Au Mali, un journaliste agressé et une station fermée par des militants islamistes

Lagos, Nigeria, le 7 août 2012–Des membres d’un groupe militant islamiste ont agressé un journaliste de radio au Mali dimanche dernier et forcé sa station à interrompre ses émissions, selon des journalistes locaux et des médias.

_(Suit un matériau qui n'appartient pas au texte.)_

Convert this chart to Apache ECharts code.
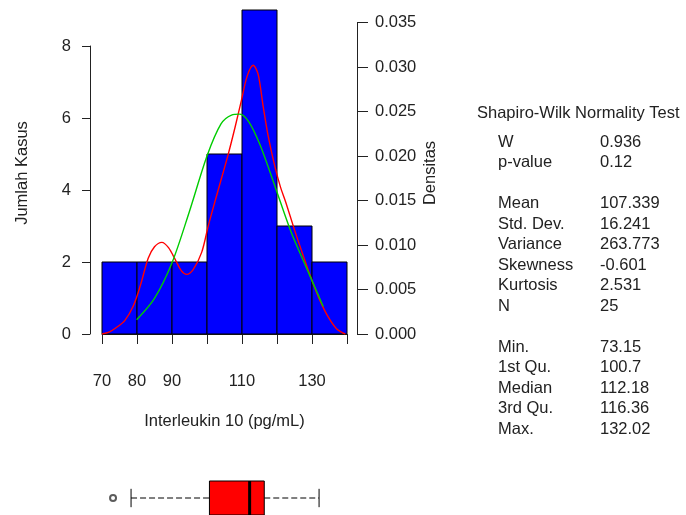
<!DOCTYPE html>
<html>
<head>
<meta charset="utf-8">
<script src="https://cdn.jsdelivr.net/npm/echarts@6/dist/echarts.min.js"></script>
<style>
  html, body { margin: 0; padding: 0; background: #fff; }
  #chart { width: 686px; height: 515px; }
</style>
</head>
<body>
<div id="chart"></div>
<script>
// histogram bins (start of each 10-wide bin) and counts
const binStart = [70, 80, 90, 100, 110, 120, 130];
const binCount = [2, 2, 2, 5, 9, 3, 2];
const binWidth = 10;

// x tick labels that R kept (others were dropped for overlap)
const xTickLabels = ['70', '80', '90', '110', '130'];

// kernel density (red)
const redDensity = [
  [70, 0], [72, 0.0002], [74, 0.0007], [76.5, 0.0015], [79, 0.0032],
  [81, 0.0055], [83.2, 0.0085], [85, 0.0098], [87.1, 0.0103], [89, 0.0097],
  [91, 0.0083], [92.7, 0.0071], [94.2, 0.0067], [96, 0.0072], [98.5, 0.0092],
  [100.4, 0.0122], [103, 0.0159], [106, 0.0201], [108, 0.0232], [109.8, 0.0262],
  [111.5, 0.029], [113.2, 0.0302], [114.6, 0.0292], [116, 0.0257], [117.5, 0.0222],
  [119.4, 0.0188], [121, 0.0165], [122.5, 0.0148], [125, 0.0117], [127.5, 0.0088],
  [130, 0.006], [132, 0.004], [134.5, 0.002], [137, 0.0006], [139.5, 0]
];

// smoother density (green)
const greenDensity = [
  [79.9, 0.0016], [85, 0.004], [90, 0.008], [95, 0.0138], [100, 0.02],
  [104, 0.0236], [107, 0.0246], [109.4, 0.0247], [112, 0.0238], [115, 0.0214],
  [118, 0.0182], [121, 0.0148], [124, 0.0115], [127, 0.0087], [130, 0.006],
  [133.2, 0.0031]
];

// boxplot: lower whisker, Q1, median, Q3, upper whisker; plus outlier
const boxStats = [78.3, 100.7, 112.18, 116.36, 132.02];
const boxOutliers = [73.15];

// summary table
const testTitle = 'Shapiro-Wilk Normality Test';
const statNames = ['W', 'p-value', '', 'Mean', 'Std. Dev.', 'Variance', 'Skewness', 'Kurtosis', 'N', '',
  'Min.', '1st Qu.', 'Median', '3rd Qu.', 'Max.'];
const statValues = ['0.936', '0.12', '', '107.339', '16.241', '263.773', '-0.601', '2.531', '25', '',
  '73.15', '100.7', '112.18', '116.36', '132.02'];

const fontFamily = "'Liberation Sans', Arial, sans-serif";
const fontSize = 16.5;
const ink = '#222';

const chart = echarts.init(document.getElementById('chart'));

const textStyle = (text, extra) =>
  Object.assign({ text: text, fill: ink, fontSize: fontSize, fontFamily: fontFamily, verticalAlign: 'middle' }, extra || {});

const graphics = [];
// axis titles (R centres them on the plot region, which reaches up to 9)
graphics.push({ type: 'text', x: 22, y: 173, rotation: Math.PI / 2, style: textStyle('Jumlah Kasus', { align: 'center' }) });
graphics.push({ type: 'text', x: 430, y: 173, rotation: Math.PI / 2, style: textStyle('Densitas', { align: 'center' }) });
// stats block
graphics.push({ type: 'text', x: 477, y: 113, style: textStyle(testTitle) });
statNames.forEach((name, i) => {
  if (!name) return;
  const y = 142 + i * 20.5;
  graphics.push({ type: 'text', x: 498, y: y, style: textStyle(name) });
  graphics.push({ type: 'text', x: 600, y: y, style: textStyle(statValues[i]) });
});

const axisText = { color: ink, fontSize: fontSize, fontFamily: fontFamily };
const axisLine = { show: true, lineStyle: { color: ink, width: 1 } };

const option = {
  animation: false,
  backgroundColor: '#fff',
  textStyle: { fontFamily: fontFamily },
  grid: [
    { left: 102, top: 46, width: 245, height: 288 },     // counts
    { left: 102, top: 22.5, width: 245, height: 311.5 }, // density
    { left: 102, top: 481, width: 245, height: 34 }      // boxplot
  ],
  xAxis: [
    {
      gridIndex: 0, type: 'value', min: 70, max: 140, interval: 10,
      offset: 14,
      axisLine: axisLine,
      axisTick: { show: true, length: 10, lineStyle: { color: ink } },
      splitLine: { show: false },
      axisLabel: Object.assign({
        margin: 25,
        formatter: (v) => (xTickLabels.indexOf(String(v)) >= 0 ? String(v) : '')
      }, axisText),
      name: 'Interleukin 10 (pg/mL)',
      nameLocation: 'middle',
      nameGap: 65,
      nameTextStyle: axisText
    },
    { gridIndex: 1, type: 'value', min: 70, max: 140, show: false },
    { gridIndex: 2, type: 'value', min: 70, max: 140, show: false }
  ],
  yAxis: [
    {
      gridIndex: 0, type: 'value', min: 0, max: 8, interval: 2,
      position: 'left', offset: 12,
      axisLine: axisLine,
      axisTick: { show: true, length: 8, lineStyle: { color: ink } },
      splitLine: { show: false },
      axisLabel: Object.assign({ margin: 19 }, axisText)
    },
    {
      gridIndex: 1, type: 'value', min: 0, max: 0.035, interval: 0.005,
      position: 'right', offset: 10,
      axisLine: axisLine,
      axisTick: { show: true, length: 11, lineStyle: { color: ink } },
      splitLine: { show: false },
      axisLabel: Object.assign({ margin: 18, formatter: (v) => v.toFixed(3) }, axisText)
    },
    { gridIndex: 2, type: 'category', data: ['IL10'], show: false }
  ],
  graphic: graphics,
  series: [
    {
      name: 'Histogram',
      type: 'custom',
      xAxisIndex: 0, yAxisIndex: 0,
      clip: false,
      data: binStart.map((s, i) => [s, binCount[i]]),
      renderItem: (params, api) => {
        const x0 = api.value(0);
        const p0 = api.coord([x0, 0]);
        const p1 = api.coord([x0 + binWidth, api.value(1)]);
        return {
          type: 'rect',
          shape: { x: p0[0], y: p1[1], width: p1[0] - p0[0], height: p0[1] - p1[1] },
          style: { fill: '#0000ff', stroke: '#000', lineWidth: 1 }
        };
      }
    },
    {
      name: 'Kernel',
      type: 'line',
      xAxisIndex: 1, yAxisIndex: 1,
      data: redDensity,
      smooth: 0.3,
      showSymbol: false,
      lineStyle: { color: '#ff0000', width: 1.4 },
      z: 3
    },
    {
      name: 'Smooth',
      type: 'line',
      xAxisIndex: 1, yAxisIndex: 1,
      data: greenDensity,
      smooth: 0.3,
      showSymbol: false,
      lineStyle: { color: '#00cc00', width: 1.4 },
      z: 4
    },
    {
      name: 'Boxplot',
      type: 'custom',
      xAxisIndex: 2, yAxisIndex: 2,
      data: [[0].concat(boxStats)],
      renderItem: (params, api) => {
        const band = api.size([0, 1])[1];
        const pt = (i) => api.coord([api.value(i), 0]);
        const lo = pt(1), q1 = pt(2), md = pt(3), q3 = pt(4), hi = pt(5);
        const cy = lo[1];
        const half = band / 2;
        const cap = band * 0.27;
        const dash = { stroke: '#000', lineWidth: 1, lineDash: [6, 3] };
        const solid = { stroke: '#000', lineWidth: 1 };
        return {
          type: 'group',
          children: [
            { type: 'line', shape: { x1: lo[0], y1: cy, x2: q1[0], y2: cy }, style: dash },
            { type: 'line', shape: { x1: q3[0], y1: cy, x2: hi[0], y2: cy }, style: dash },
            { type: 'line', shape: { x1: lo[0], y1: cy - cap, x2: lo[0], y2: cy + cap }, style: solid },
            { type: 'line', shape: { x1: hi[0], y1: cy - cap, x2: hi[0], y2: cy + cap }, style: solid },
            {
              type: 'rect',
              shape: { x: q1[0], y: cy - half, width: q3[0] - q1[0], height: band },
              style: { fill: '#ff0000', stroke: '#000', lineWidth: 1 }
            },
            { type: 'line', shape: { x1: md[0], y1: cy - half, x2: md[0], y2: cy + half }, style: { stroke: '#000', lineWidth: 3 } }
          ]
        };
      }
    },
    {
      name: 'Outlier',
      type: 'scatter',
      xAxisIndex: 2, yAxisIndex: 2,
      data: boxOutliers.map((v) => [v, 0]),
      symbol: 'emptyCircle',
      symbolSize: 6,
      itemStyle: { color: '#333', borderWidth: 1 }
    }
  ]
};

chart.setOption(option);
window.addEventListener('resize', () => chart.resize());
</script>
</body>
</html>
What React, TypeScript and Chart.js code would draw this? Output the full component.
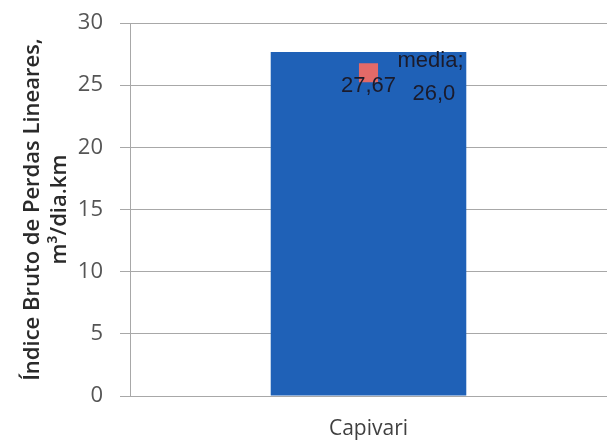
import React, { useEffect, useRef } from "react";
import { Chart, registerables } from "chart.js";

Chart.register(...registerables);

const categories = ["Capivari"];
const barValues = [27.67];
const mediaValues = [26.0];
const mediaLabel = "media";
const yTicks = [0, 5, 10, 15, 20, 25, 30];

const fmt = (v: number, d: number) => v.toFixed(d).replace(".", ",");

const labelPlugin = {
  id: "labels",
  afterDatasetsDraw(chart: any) {
    const ctx = chart.ctx;
    const x = chart.scales.x;
    const y = chart.scales.y;
    ctx.save();
    ctx.fillStyle = "#1b1b2b";
    ctx.font = "22px 'Liberation Sans', Arial, sans-serif";
    ctx.textBaseline = "alphabetic";
    categories.forEach((c, i) => {
      const cx = x.getPixelForValue(i);
      const by = y.getPixelForValue(barValues[i]);
      ctx.textAlign = "center";
      ctx.fillText(fmt(barValues[i], 2), cx, by + 40);
      const my = y.getPixelForValue(mediaValues[i]);
      ctx.textAlign = "left";
      ctx.fillText(mediaLabel + ";", cx + 29, my - 6);
      ctx.fillText(fmt(mediaValues[i], 1), cx + 44, my + 27);
    });
    ctx.restore();
  },
};

export default function App() {
  const ref = useRef<HTMLCanvasElement>(null);
  useEffect(() => {
    document.body.style.margin = "0";
    const chart = new Chart(ref.current!, {
      type: "bar",
      data: {
        labels: categories,
        datasets: [
          {
            type: "bar",
            data: barValues,
            backgroundColor: "#1F61B7",
            borderWidth: 0,
            barPercentage: 0.41,
            categoryPercentage: 1,
            order: 2,
          },
          {
            type: "line",
            data: mediaValues,
            showLine: false,
            pointStyle: "rect",
            pointRadius: 13.5,
            pointBorderWidth: 0,
            backgroundColor: "#E36A68",
            borderColor: "#E36A68",
            order: 1,
          } as any,
        ],
      },
      options: {
        animation: false,
        responsive: false,
        layout: { autoPadding: false, padding: { left: 20, right: 0, top: 23, bottom: 0 } },
        plugins: { legend: { display: false }, tooltip: { enabled: false } },
        scales: {
          x: {
            offset: true,
            grid: { display: false },
            border: { display: false },
            afterFit: (s: any) => {
              s.height = 45;
            },
            ticks: {
              color: "#404040",
              font: { size: 21, family: "'Open Sans', sans-serif" },
              padding: 12,
            },
          },
          y: {
            min: 0,
            max: 30,
            afterBuildTicks: (s: any) => {
              s.ticks = yTicks.map((v) => ({ value: v }));
            },
            afterFit: (s: any) => {
              s.width = 110;
              s.paddingTop = 0;
              s.paddingBottom = 0;
            },
            grid: { color: "#a8a8a8", tickLength: 10 },
            border: { display: true, color: "#a8a8a8" },
            ticks: {
              color: "#555555",
              font: { size: 22, family: "'Open Sans', sans-serif" },
              padding: 17,
            },
            title: {
              display: true,
              text: ["Índice Bruto de Perdas Lineares,", "m³/dia.km"],
              color: "#2a2a2a",
              font: { size: 22, weight: 600, family: "'Open Sans', sans-serif" },
              padding: { top: 0, bottom: 6 },
            },
          },
        },
      },
      plugins: [labelPlugin],
    });
    return () => chart.destroy();
  }, []);
  return (
    <div style={{ width: 607, height: 441, background: "#fff" }}>
      <canvas ref={ref} width={607} height={441} />
    </div>
  );
}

Cette agression était en représailles à la couverture par la station de manifestations contre l’exécution d’une sentence d’amputation contre un présumé voleur, selon des journalistes locaux et un responsable du groupe islamiste.

Quatre homes armés du Mouvement pour l’unicité et le Jihad en Afrique de l’Ouest (MUJAO), un groupe militant  salafiste affilié à Al-Qaeda, a pris d’assaut les studios de Radio Adar Khoïma dans la ville de Gao, située au nord-est du pays, peu après 21 heures et ont agressé le journaliste Malick Aliou Maïga, alors qu’il animait une émission en direct, ont dit des journalistes locaux au CPJ. Les hommes ont trainé M. Maïga, qui est également correspondant de  la chaîne américaine, La Voix de l’Amérique (VOA), hors des studios et l’ont  bastonné à coups de crosse de fusil jusqu’à ce qu’il perde connaissance, a dit la VOA au CPJ.

Les assaillants étaient dirigés par Aliou Mahamar Touré, nommé commissaire de police par le MUJOA. Le MUJAO est l’un des groupes militants islamistes au Mali affiliés à la branche maghrébine d’Al-Qaeda qui a pris le contrôle  du vaste territoire nord-saharien de ce pays et y a imposé la Charia stricte, selon des médias.

Les hommes armés ont déposé M. Maïga à un hôpital de la place après l’avoir bastonné, selon Boubacar Djibrila, directeur de ladite station. M. Maïga se remet lentement de ses blessures à l’hôpital, a dit M. Djibrila au CPJ.

M. Djibrila a dit au CPJ que, pendant l’attaque, M. Touré a ordonné à Radio Adar Khoïma d’interrompre ses émissions jusqu’à nouvel ordre, sans en préciser le motif. Cette station, qui opère exclusivement le soir en raison de pénuries d’électricité, a cessé ses émissions depuis dimanche, a dit M. Djibrila. Radio Adar Khoïma opère depuis 2004, a-t-il précisé.

Dans un entretien avec le CPJ lundi dernier, M. Touré a déclaré : « M. Maïga ne sait pas comment parler. C’est la raison pour laquelle nous l’avons pris hier nuit, pour lui donner quelques conseils ». M. Touré a également dit que le journaliste a utilisé la station pour inciter le public à protester  contre le MUJAO. Des centaines de manifestants s’étaient rassemblés dimanche  dernier pour empêcher le MUJAO de couper la main d’un homme accusé de vol, selon des médias.

« Nous condamnons l’agression brutale du journaliste Malick Aliou Maïga et sommes préoccupés par la sécurité des journalistes travaillant au nord du Mali », a déclaré  Mohamed Keita, coordonnateur du plaidoyer pour l’Afrique du CPJ basé à New York. «Radio Adar Khoïma doit également être autorisée à reprendre ses émissions et ne devrait pas être pénalisée pour ses reportages », a-t-il ajouté.

Le gouvernement malien a condamné l’agression de M. Maïga dans un communiqué de presse, qui n’a pas fait allusion à la suspension de la station, selon des médias. Dans un communiqué de presse adressé au CPJ, la VOA a condamné ce qu’elle a qualifié d’«agression brutale» contre M. Maïga, décrivant ce dernier comme « l’un des rares journalistes indépendants rendant compte de l’actualité depuis la région », et a « exhorté toutes les parties en conflit dans la région à s’abstenir de cibler les journalistes ».

M. Maïga est correspondant de la VOA depuis 2007, a dit la station au CPJ. C’est  la troisième fois qu’il est agressé par des islamistes radicaux depuis avril dernier, selon la VOA.

Au moins une dizaine de journalistes maliens ont été soit arrêtés , enlevés , détenus, agressés  ou menacés depuis le coup d’État du 22 mars dernier qui a renversé le président Amadou Toumani Touré (qui n’a aucun lien de parenté avec le commissaire islamique), selon des recherches du CPJ.